Ao ler um livro que saiu há pouco tempo (Vítor Bento, “Os Estados Nacionais e a Economia Global”, Almedina, 2004), fui ao encontro de reflexões que me colocam em rota de colisão com o autor. Bento procura explicar a natureza social do ser humano com a clarividência de se afastar dos excessos colectivistas que no passado tiveram os resultados trágicos que são conhecidos. Mas também rejeita o individualismo, pois cada pessoa só consuma a sua existência num inevitável processo de sociabilização.
O autor considera que “(…) o homem é, na sua individualidade, um ser absolutamente único e diferenciado, dispondo de uma vida interior própria e potencialmente exclusiva, mas que não pode realizar-se, como ser humano, sem ser em comunhão, física e espiritual, com outros homens”. De acordo, cada indivíduo tem uma vida própria, que nos seus mecanismos vitais não depende dos outros. Este é um excelente ponto de partida para reconhecer o individualismo como a essência do ser humano.
Discordo de Bento quando afirma que “os homens tendem a agregar-se, natural ou racionalmente, através do reconhecimento de características e interesses comuns, que identificam um sentido de pertença partilhada, numa identificação demarcante, entre “nós” e os “outros””. É esta socialização forçada que nenhum indivíduo pode combater: “ao nascer, o indivíduo surge já inserido em várias pertenças – família e comunidade política, pelo menos – tendo atrás de si uma história e emergindo num conjunto de circunstâncias culturais que ajudarão a definir a sua identidade, a moldar a sua própria personalidade (…)”.
Aceito que somos influenciados pelo ambiente em que crescemos. Daí a retirar ilações quanto à socialização forçada do indivíduo parece-me um trajecto excessivo. Os sinais de aculturação e de identificação social, enviados pelo ambiente envolvente, não podem ser entendidos como a prova de uma necessária socialização. São, apenas, dados incontornáveis da vida de cada pessoa, que inevitavelmente tem que contactar com outros para subsistir emocional e materialmente.
O que não é mesmo que reconhecer que somos necessariamente seres com propensão social. Quando se afirma que temos que viver em sociedade, porque de outro modo a nossa existência se depara com uma condição de impossibilidade, esta conclusão determina uma visão totalitária sobre cada indivíduo. Como se fôssemos empurrados por um crivo da socialização necessária, como se respirar, andar, ver, cheirar, tocar, comer, ler, beber, ou amar fossem actos que dependessem dos outros. Todos os exemplos que acabei de fornecer apenas dependem de actos individuais. Eu não respiro com os pulmões dos outros. Nem necessito das pernas dos outros para andar. Tão pouco como com a boca dos outros, ou faço a digestão com os aparelhos digestivos deles. Nesta altura estarão alguns a atalhar a questão: “como se vai ele desenvencilhar do amor?”

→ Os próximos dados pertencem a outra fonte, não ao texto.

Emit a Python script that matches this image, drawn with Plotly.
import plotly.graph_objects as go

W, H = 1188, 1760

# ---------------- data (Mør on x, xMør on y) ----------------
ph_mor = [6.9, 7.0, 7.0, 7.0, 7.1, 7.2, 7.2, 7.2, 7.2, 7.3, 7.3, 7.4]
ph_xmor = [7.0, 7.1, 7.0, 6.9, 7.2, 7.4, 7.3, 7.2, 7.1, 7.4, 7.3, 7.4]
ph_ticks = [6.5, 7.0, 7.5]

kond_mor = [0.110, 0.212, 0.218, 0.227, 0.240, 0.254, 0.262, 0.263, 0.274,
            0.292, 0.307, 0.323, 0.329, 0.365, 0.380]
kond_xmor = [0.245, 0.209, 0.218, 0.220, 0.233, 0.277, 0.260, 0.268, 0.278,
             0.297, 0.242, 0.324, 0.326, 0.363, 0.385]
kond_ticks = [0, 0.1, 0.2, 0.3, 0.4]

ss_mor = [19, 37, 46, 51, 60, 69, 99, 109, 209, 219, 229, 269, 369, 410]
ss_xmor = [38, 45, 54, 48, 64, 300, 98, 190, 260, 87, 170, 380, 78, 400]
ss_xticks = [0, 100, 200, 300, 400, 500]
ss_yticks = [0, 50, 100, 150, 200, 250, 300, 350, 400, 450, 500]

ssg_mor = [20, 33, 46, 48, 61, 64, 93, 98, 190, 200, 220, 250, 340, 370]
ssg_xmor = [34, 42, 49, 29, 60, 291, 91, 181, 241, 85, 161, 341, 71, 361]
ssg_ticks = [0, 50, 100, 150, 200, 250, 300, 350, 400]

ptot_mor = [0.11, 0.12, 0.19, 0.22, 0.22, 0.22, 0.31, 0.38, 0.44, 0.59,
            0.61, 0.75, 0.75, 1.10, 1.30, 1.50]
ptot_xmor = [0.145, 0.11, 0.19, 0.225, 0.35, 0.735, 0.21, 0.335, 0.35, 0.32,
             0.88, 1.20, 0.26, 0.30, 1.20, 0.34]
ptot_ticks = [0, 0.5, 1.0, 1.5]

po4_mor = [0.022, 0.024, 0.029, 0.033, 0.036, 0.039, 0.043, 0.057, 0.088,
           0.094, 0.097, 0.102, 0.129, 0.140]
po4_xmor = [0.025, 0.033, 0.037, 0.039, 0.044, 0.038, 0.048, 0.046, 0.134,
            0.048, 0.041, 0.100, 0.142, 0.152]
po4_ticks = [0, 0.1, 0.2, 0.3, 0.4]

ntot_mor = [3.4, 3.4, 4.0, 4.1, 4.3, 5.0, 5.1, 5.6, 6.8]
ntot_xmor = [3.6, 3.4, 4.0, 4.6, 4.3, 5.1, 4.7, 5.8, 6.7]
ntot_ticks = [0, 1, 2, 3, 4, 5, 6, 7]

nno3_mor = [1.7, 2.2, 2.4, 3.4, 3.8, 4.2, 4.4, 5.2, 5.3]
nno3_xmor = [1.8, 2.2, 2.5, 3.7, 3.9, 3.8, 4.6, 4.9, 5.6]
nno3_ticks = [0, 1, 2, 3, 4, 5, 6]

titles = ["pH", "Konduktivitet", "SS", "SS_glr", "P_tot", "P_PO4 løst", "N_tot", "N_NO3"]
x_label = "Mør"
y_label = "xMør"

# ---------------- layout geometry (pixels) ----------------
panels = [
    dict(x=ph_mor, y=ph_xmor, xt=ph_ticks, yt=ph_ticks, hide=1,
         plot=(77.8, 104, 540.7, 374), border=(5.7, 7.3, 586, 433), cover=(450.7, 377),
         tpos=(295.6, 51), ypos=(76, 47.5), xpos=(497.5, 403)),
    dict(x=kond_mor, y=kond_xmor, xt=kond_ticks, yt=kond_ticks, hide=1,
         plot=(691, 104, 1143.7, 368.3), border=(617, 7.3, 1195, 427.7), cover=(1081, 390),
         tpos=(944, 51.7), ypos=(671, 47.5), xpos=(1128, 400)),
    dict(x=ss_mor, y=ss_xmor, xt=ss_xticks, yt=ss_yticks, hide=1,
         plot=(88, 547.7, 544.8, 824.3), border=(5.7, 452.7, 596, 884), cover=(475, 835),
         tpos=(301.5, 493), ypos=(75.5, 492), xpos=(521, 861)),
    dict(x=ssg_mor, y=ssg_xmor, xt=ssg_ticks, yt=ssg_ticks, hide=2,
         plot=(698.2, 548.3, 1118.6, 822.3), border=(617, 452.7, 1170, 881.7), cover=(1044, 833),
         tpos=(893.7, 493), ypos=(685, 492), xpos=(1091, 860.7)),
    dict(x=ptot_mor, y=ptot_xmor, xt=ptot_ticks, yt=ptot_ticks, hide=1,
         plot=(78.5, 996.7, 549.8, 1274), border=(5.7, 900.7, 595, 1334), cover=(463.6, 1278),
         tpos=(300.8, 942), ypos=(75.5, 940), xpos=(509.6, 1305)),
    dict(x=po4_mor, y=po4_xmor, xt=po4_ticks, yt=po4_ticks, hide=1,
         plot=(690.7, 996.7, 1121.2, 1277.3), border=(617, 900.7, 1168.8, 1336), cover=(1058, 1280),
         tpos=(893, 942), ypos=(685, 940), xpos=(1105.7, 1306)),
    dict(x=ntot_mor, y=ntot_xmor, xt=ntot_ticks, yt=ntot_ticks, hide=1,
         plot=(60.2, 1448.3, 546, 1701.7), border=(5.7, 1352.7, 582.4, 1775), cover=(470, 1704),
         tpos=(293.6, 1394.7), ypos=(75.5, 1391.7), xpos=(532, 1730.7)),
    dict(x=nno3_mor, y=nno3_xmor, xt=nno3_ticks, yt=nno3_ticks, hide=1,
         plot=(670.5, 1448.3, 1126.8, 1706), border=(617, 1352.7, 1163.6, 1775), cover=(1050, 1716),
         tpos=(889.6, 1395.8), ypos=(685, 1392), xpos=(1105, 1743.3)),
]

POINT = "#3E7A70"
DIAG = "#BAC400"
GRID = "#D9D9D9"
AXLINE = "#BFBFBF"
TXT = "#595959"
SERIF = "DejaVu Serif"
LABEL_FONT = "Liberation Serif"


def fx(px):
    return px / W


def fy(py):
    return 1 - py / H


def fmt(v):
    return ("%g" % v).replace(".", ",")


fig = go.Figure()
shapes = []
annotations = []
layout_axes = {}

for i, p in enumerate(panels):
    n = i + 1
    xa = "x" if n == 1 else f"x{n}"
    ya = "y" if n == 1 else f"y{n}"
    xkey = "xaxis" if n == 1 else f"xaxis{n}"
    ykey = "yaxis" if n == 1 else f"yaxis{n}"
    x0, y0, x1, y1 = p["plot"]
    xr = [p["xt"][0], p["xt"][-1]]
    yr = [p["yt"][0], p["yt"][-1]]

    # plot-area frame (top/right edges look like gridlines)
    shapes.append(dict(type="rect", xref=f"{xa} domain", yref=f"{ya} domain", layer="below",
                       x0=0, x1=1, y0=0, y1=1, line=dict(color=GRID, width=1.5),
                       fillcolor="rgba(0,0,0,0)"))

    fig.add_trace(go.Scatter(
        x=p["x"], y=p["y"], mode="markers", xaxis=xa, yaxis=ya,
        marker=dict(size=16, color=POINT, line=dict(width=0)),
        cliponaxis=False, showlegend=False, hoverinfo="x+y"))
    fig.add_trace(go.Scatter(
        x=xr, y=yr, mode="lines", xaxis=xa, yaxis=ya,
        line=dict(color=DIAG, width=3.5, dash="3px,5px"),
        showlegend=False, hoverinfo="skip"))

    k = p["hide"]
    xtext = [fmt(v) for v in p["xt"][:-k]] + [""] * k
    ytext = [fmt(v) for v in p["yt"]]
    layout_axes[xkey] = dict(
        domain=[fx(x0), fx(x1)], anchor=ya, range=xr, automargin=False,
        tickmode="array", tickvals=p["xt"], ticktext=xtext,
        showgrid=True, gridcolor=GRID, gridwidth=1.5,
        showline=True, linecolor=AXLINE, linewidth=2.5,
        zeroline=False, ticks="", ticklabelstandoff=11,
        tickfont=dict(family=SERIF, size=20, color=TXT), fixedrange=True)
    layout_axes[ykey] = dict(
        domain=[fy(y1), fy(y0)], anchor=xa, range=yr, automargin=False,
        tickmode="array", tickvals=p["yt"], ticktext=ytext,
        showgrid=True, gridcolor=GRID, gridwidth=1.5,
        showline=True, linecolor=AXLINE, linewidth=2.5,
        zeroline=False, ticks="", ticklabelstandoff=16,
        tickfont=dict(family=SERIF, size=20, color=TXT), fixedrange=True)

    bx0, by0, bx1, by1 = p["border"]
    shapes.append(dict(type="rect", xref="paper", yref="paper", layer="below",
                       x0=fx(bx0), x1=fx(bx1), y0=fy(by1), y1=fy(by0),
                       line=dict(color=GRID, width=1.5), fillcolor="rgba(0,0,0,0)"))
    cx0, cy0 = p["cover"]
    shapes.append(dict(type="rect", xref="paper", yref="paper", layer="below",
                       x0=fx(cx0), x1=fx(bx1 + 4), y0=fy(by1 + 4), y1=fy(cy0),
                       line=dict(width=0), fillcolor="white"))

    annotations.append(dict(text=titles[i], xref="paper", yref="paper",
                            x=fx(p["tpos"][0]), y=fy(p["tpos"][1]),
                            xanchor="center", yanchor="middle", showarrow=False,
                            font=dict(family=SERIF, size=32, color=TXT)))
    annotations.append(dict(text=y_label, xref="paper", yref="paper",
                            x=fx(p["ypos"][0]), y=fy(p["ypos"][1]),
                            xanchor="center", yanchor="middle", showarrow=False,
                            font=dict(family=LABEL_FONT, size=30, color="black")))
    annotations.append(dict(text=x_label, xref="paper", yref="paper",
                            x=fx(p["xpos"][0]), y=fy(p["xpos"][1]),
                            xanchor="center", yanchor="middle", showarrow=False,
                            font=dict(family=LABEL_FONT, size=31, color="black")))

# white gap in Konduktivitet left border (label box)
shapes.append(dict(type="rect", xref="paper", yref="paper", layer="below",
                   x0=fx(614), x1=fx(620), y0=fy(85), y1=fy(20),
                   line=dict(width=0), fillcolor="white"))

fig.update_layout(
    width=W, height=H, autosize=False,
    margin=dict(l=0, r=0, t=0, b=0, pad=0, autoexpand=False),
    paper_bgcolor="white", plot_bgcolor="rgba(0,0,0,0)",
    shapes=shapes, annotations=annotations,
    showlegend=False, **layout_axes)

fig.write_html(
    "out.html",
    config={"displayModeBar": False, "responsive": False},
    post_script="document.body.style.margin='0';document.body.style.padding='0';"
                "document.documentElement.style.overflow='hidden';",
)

Para amar é necessário outro, com quem se partilha o amor. Mas quando amamos não o fazemos como resposta a um impulso interior? Não são determinadas características (de quem se ama) que nos levam a germinar o sentimento, pela identificação entre essa pessoa e certas características que possuímos dentro de nós? Amamos, é certo, para darmos o que de bom temos para benefício da pessoa amada. Este é, também, um acto de individualismo. Porque quando amamos alguém estamos, acima de tudo, a fazer bem a nós mesmos.
É neste contexto que, talvez sem dar conta das consequências das suas palavras, Bento vai ao encontro do meu individualismo metódico ao sublinhar que “uma vez que a existência humana é ontologicamente social, o homem não pode existir sem “o outro”, pelo que “o outro” faz parte intrínseca da sua própria existência. Daqui decorre que cada homem tem um interesse na existência de “o outro”, como parte da sua própria existência (...)”. (O destaque é da minha autoria).